DATASET SECTION:
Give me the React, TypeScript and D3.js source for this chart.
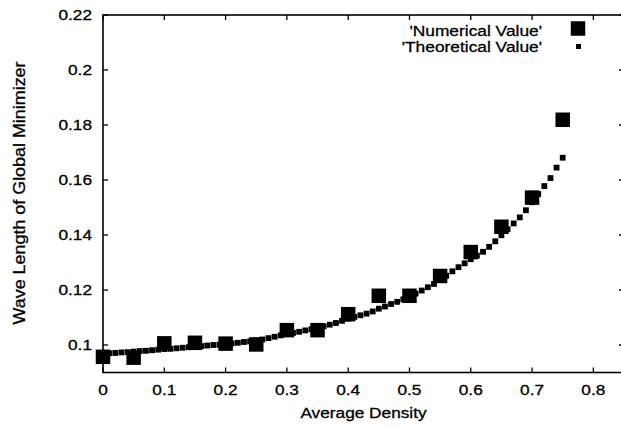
import {useEffect, useRef} from "react";
import * as d3 from 'd3'

// axis ticks
const xTicks = [0, 0.1, 0.2, 0.3, 0.4, 0.5, 0.6, 0.7, 0.8]
const xTickLabels = ["0", "0.1", "0.2", "0.3", "0.4", "0.5", "0.6", "0.7", "0.8"]
const yTicks = [0.1, 0.12, 0.14, 0.16, 0.18, 0.2, 0.22]
const yTickLabels = ["0.1", "0.12", "0.14", "0.16", "0.18", "0.2", "0.22"]

// 'Numerical Value'
const numDensity = [0, 0.05, 0.1, 0.15, 0.2, 0.25, 0.3, 0.35, 0.4, 0.45, 0.5, 0.55, 0.6, 0.65, 0.7, 0.75]
const numValue = [0.0957, 0.0954, 0.1006, 0.1008, 0.1005, 0.1002, 0.1054, 0.1054, 0.1112, 0.1179, 0.1179, 0.1251, 0.1338, 0.1430, 0.1536, 0.1819]

// 'Theoretical Value'
const theoDensity = [
    0, 0.01, 0.02, 0.03, 0.04, 0.05, 0.06, 0.07, 0.08, 0.09,
    0.1, 0.11, 0.12, 0.13, 0.14, 0.15, 0.16, 0.17, 0.18, 0.19,
    0.2, 0.21, 0.22, 0.23, 0.24, 0.25, 0.26, 0.27, 0.28, 0.29,
    0.3, 0.31, 0.32, 0.33, 0.34, 0.35, 0.36, 0.37, 0.38, 0.39,
    0.4, 0.41, 0.42, 0.43, 0.44, 0.45, 0.46, 0.47, 0.48, 0.49,
    0.5, 0.51, 0.52, 0.53, 0.54, 0.55, 0.56, 0.57, 0.58, 0.59,
    0.6, 0.61, 0.62, 0.63, 0.64, 0.65, 0.66, 0.67, 0.68, 0.69,
    0.7, 0.71, 0.72, 0.73, 0.74, 0.75]
const theoValue = [
    0.0968, 0.0970, 0.0971, 0.0973, 0.0974, 0.0976, 0.0978, 0.0979, 0.0981, 0.0983,
    0.0985, 0.0986, 0.0988, 0.0990, 0.0992, 0.0994, 0.0996, 0.0998, 0.1000, 0.1001,
    0.1003, 0.1006, 0.1008, 0.1011, 0.1013, 0.1016, 0.1020, 0.1025, 0.1030, 0.1035,
    0.1040, 0.1044, 0.1048, 0.1053, 0.1057, 0.1062, 0.1068, 0.1074, 0.1080, 0.1088,
    0.1096, 0.1102, 0.1108, 0.1114, 0.1122, 0.1132, 0.1140, 0.1149, 0.1157, 0.1166,
    0.1176, 0.1187, 0.1198, 0.1210, 0.1222, 0.1236, 0.1252, 0.1268, 0.1283, 0.1297,
    0.1312, 0.1325, 0.1339, 0.1357, 0.1377, 0.1399, 0.1421, 0.1442, 0.1464, 0.1490,
    0.1519, 0.1549, 0.1578, 0.1607, 0.1645, 0.1681]

const FONT = '"Liberation Sans", Arial, Helvetica, sans-serif'

const App = () => {
    const svgRef = useRef<SVGSVGElement>(null)

    useEffect(() => {
        const svg = d3.select(svgRef.current)
        svg.selectAll("*").remove()

        const left = 103, right = 624, top = 15, bottom = 372.5
        const x = d3.scaleLinear().domain([0, 0.85]).range([left, right])
        const y = d3.scaleLinear().domain([0.09, 0.22]).range([bottom, top])
        const tick = 5

        // frame
        svg.append("rect")
            .attr("x", left).attr("y", top)
            .attr("width", right - left).attr("height", bottom - top)
            .attr("fill", "none").attr("stroke", "#000").attr("stroke-width", 1.6)

        // ticks on all four sides, pointing inward
        const g = svg.append("g").attr("stroke", "#000").attr("stroke-width", 1.3)
        xTicks.forEach(t => {
            g.append("line").attr("x1", x(t)).attr("x2", x(t)).attr("y1", bottom).attr("y2", bottom - tick)
            g.append("line").attr("x1", x(t)).attr("x2", x(t)).attr("y1", top).attr("y2", top + tick)
        })
        yTicks.forEach(t => {
            g.append("line").attr("x1", left).attr("x2", left + tick).attr("y1", y(t)).attr("y2", y(t))
            g.append("line").attr("x1", right).attr("x2", right - tick).attr("y1", y(t)).attr("y2", y(t))
        })

        const label = (tx: number, ty: number, txt: string, anchor: string, size: number, sx = 1.15, rot = 0) =>
            svg.append("text")
                .attr("transform", `translate(${tx},${ty}) rotate(${rot}) scale(${sx},1)`)
                .attr("text-anchor", anchor)
                .attr("font-family", FONT)
                .attr("font-size", size)
                .attr("fill", "#000")
                .attr("stroke", "#000")
                .attr("stroke-width", 0.3)
                .text(txt)

        xTicks.forEach((t, i) => label(x(t), 395, xTickLabels[i], "middle", 15))
        yTicks.forEach((t, i) => label(92, y(t) + 5.3, yTickLabels[i], "end", 15))

        label((left + right) / 2, 418, "Average Density", "middle", 15)
        label(25, 193, "Wave Length of Global Minimizer", "middle", 16, 1.12, -90)

        // theoretical curve points
        const sSmall = 5.8
        svg.append("g").selectAll("rect")
            .data(theoDensity)
            .join("rect")
            .attr("x", (d) => x(d) - sSmall / 2)
            .attr("y", (d, i) => y(theoValue[i]) - sSmall / 2)
            .attr("width", sSmall).attr("height", sSmall)
            .attr("fill", "#000")

        // numerical points
        const sBig = 14.5
        svg.append("g").selectAll("rect")
            .data(numDensity)
            .join("rect")
            .attr("x", (d) => x(d) - sBig / 2)
            .attr("y", (d, i) => y(numValue[i]) - sBig / 2)
            .attr("width", sBig).attr("height", sBig)
            .attr("fill", "#000")

        // legend
        label(542, 35.5, "'Numerical Value'", "end", 15.5, 1.12)
        label(542, 51.5, "'Theoretical Value'", "end", 15.5, 1.12)
        svg.append("rect").attr("x", 578 - sBig / 2).attr("y", 28.5 - sBig / 2)
            .attr("width", sBig).attr("height", sBig).attr("fill", "#000")
        svg.append("rect").attr("x", 578.5 - 5 / 2).attr("y", 46.5 - 5 / 2)
            .attr("width", 5).attr("height", 5).attr("fill", "#000")
    }, [])

    return (
        <svg ref={svgRef} width={621} height={428}
             style={{position: "absolute", left: 0, top: 0, background: "#fff"}}/>
    )
}

export default App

WHAT YOU ARE ASKED TO DO:
The data above should be repeated exactly, minus any pictures.

RESULT OF THIS EXERCISE:
Give me the React, TypeScript and D3.js source for this chart.
import {useEffect, useRef} from "react";
import * as d3 from 'd3'

// axis ticks
const xTicks = [0, 0.1, 0.2, 0.3, 0.4, 0.5, 0.6, 0.7, 0.8]
const xTickLabels = ["0", "0.1", "0.2", "0.3", "0.4", "0.5", "0.6", "0.7", "0.8"]
const yTicks = [0.1, 0.12, 0.14, 0.16, 0.18, 0.2, 0.22]
const yTickLabels = ["0.1", "0.12", "0.14", "0.16", "0.18", "0.2", "0.22"]

// 'Numerical Value'
const numDensity = [0, 0.05, 0.1, 0.15, 0.2, 0.25, 0.3, 0.35, 0.4, 0.45, 0.5, 0.55, 0.6, 0.65, 0.7, 0.75]
const numValue = [0.0957, 0.0954, 0.1006, 0.1008, 0.1005, 0.1002, 0.1054, 0.1054, 0.1112, 0.1179, 0.1179, 0.1251, 0.1338, 0.1430, 0.1536, 0.1819]

// 'Theoretical Value'
const theoDensity = [
    0, 0.01, 0.02, 0.03, 0.04, 0.05, 0.06, 0.07, 0.08, 0.09,
    0.1, 0.11, 0.12, 0.13, 0.14, 0.15, 0.16, 0.17, 0.18, 0.19,
    0.2, 0.21, 0.22, 0.23, 0.24, 0.25, 0.26, 0.27, 0.28, 0.29,
    0.3, 0.31, 0.32, 0.33, 0.34, 0.35, 0.36, 0.37, 0.38, 0.39,
    0.4, 0.41, 0.42, 0.43, 0.44, 0.45, 0.46, 0.47, 0.48, 0.49,
    0.5, 0.51, 0.52, 0.53, 0.54, 0.55, 0.56, 0.57, 0.58, 0.59,
    0.6, 0.61, 0.62, 0.63, 0.64, 0.65, 0.66, 0.67, 0.68, 0.69,
    0.7, 0.71, 0.72, 0.73, 0.74, 0.75]
const theoValue = [
    0.0968, 0.0970, 0.0971, 0.0973, 0.0974, 0.0976, 0.0978, 0.0979, 0.0981, 0.0983,
    0.0985, 0.0986, 0.0988, 0.0990, 0.0992, 0.0994, 0.0996, 0.0998, 0.1000, 0.1001,
    0.1003, 0.1006, 0.1008, 0.1011, 0.1013, 0.1016, 0.1020, 0.1025, 0.1030, 0.1035,
    0.1040, 0.1044, 0.1048, 0.1053, 0.1057, 0.1062, 0.1068, 0.1074, 0.1080, 0.1088,
    0.1096, 0.1102, 0.1108, 0.1114, 0.1122, 0.1132, 0.1140, 0.1149, 0.1157, 0.1166,
    0.1176, 0.1187, 0.1198, 0.1210, 0.1222, 0.1236, 0.1252, 0.1268, 0.1283, 0.1297,
    0.1312, 0.1325, 0.1339, 0.1357, 0.1377, 0.1399, 0.1421, 0.1442, 0.1464, 0.1490,
    0.1519, 0.1549, 0.1578, 0.1607, 0.1645, 0.1681]

const FONT = '"Liberation Sans", Arial, Helvetica, sans-serif'

const App = () => {
    const svgRef = useRef<SVGSVGElement>(null)

    useEffect(() => {
        const svg = d3.select(svgRef.current)
        svg.selectAll("*").remove()

        const left = 103, right = 624, top = 15, bottom = 372.5
        const x = d3.scaleLinear().domain([0, 0.85]).range([left, right])
        const y = d3.scaleLinear().domain([0.09, 0.22]).range([bottom, top])
        const tick = 5

        // frame
        svg.append("rect")
            .attr("x", left).attr("y", top)
            .attr("width", right - left).attr("height", bottom - top)
            .attr("fill", "none").attr("stroke", "#000").attr("stroke-width", 1.6)

        // ticks on all four sides, pointing inward
        const g = svg.append("g").attr("stroke", "#000").attr("stroke-width", 1.3)
        xTicks.forEach(t => {
            g.append("line").attr("x1", x(t)).attr("x2", x(t)).attr("y1", bottom).attr("y2", bottom - tick)
            g.append("line").attr("x1", x(t)).attr("x2", x(t)).attr("y1", top).attr("y2", top + tick)
        })
        yTicks.forEach(t => {
            g.append("line").attr("x1", left).attr("x2", left + tick).attr("y1", y(t)).attr("y2", y(t))
            g.append("line").attr("x1", right).attr("x2", right - tick).attr("y1", y(t)).attr("y2", y(t))
        })

        const label = (tx: number, ty: number, txt: string, anchor: string, size: number, sx = 1.15, rot = 0) =>
            svg.append("text")
                .attr("transform", `translate(${tx},${ty}) rotate(${rot}) scale(${sx},1)`)
                .attr("text-anchor", anchor)
                .attr("font-family", FONT)
                .attr("font-size", size)
                .attr("fill", "#000")
                .attr("stroke", "#000")
                .attr("stroke-width", 0.3)
                .text(txt)

        xTicks.forEach((t, i) => label(x(t), 395, xTickLabels[i], "middle", 15))
        yTicks.forEach((t, i) => label(92, y(t) + 5.3, yTickLabels[i], "end", 15))

        label((left + right) / 2, 418, "Average Density", "middle", 15)
        label(25, 193, "Wave Length of Global Minimizer", "middle", 16, 1.12, -90)

        // theoretical curve points
        const sSmall = 5.8
        svg.append("g").selectAll("rect")
            .data(theoDensity)
            .join("rect")
            .attr("x", (d) => x(d) - sSmall / 2)
            .attr("y", (d, i) => y(theoValue[i]) - sSmall / 2)
            .attr("width", sSmall).attr("height", sSmall)
            .attr("fill", "#000")

        // numerical points
        const sBig = 14.5
        svg.append("g").selectAll("rect")
            .data(numDensity)
            .join("rect")
            .attr("x", (d) => x(d) - sBig / 2)
            .attr("y", (d, i) => y(numValue[i]) - sBig / 2)
            .attr("width", sBig).attr("height", sBig)
            .attr("fill", "#000")

        // legend
        label(542, 35.5, "'Numerical Value'", "end", 15.5, 1.12)
        label(542, 51.5, "'Theoretical Value'", "end", 15.5, 1.12)
        svg.append("rect").attr("x", 578 - sBig / 2).attr("y", 28.5 - sBig / 2)
            .attr("width", sBig).attr("height", sBig).attr("fill", "#000")
        svg.append("rect").attr("x", 578.5 - 5 / 2).attr("y", 46.5 - 5 / 2)
            .attr("width", 5).attr("height", 5).attr("fill", "#000")
    }, [])

    return (
        <svg ref={svgRef} width={621} height={428}
             style={{position: "absolute", left: 0, top: 0, background: "#fff"}}/>
    )
}

export default App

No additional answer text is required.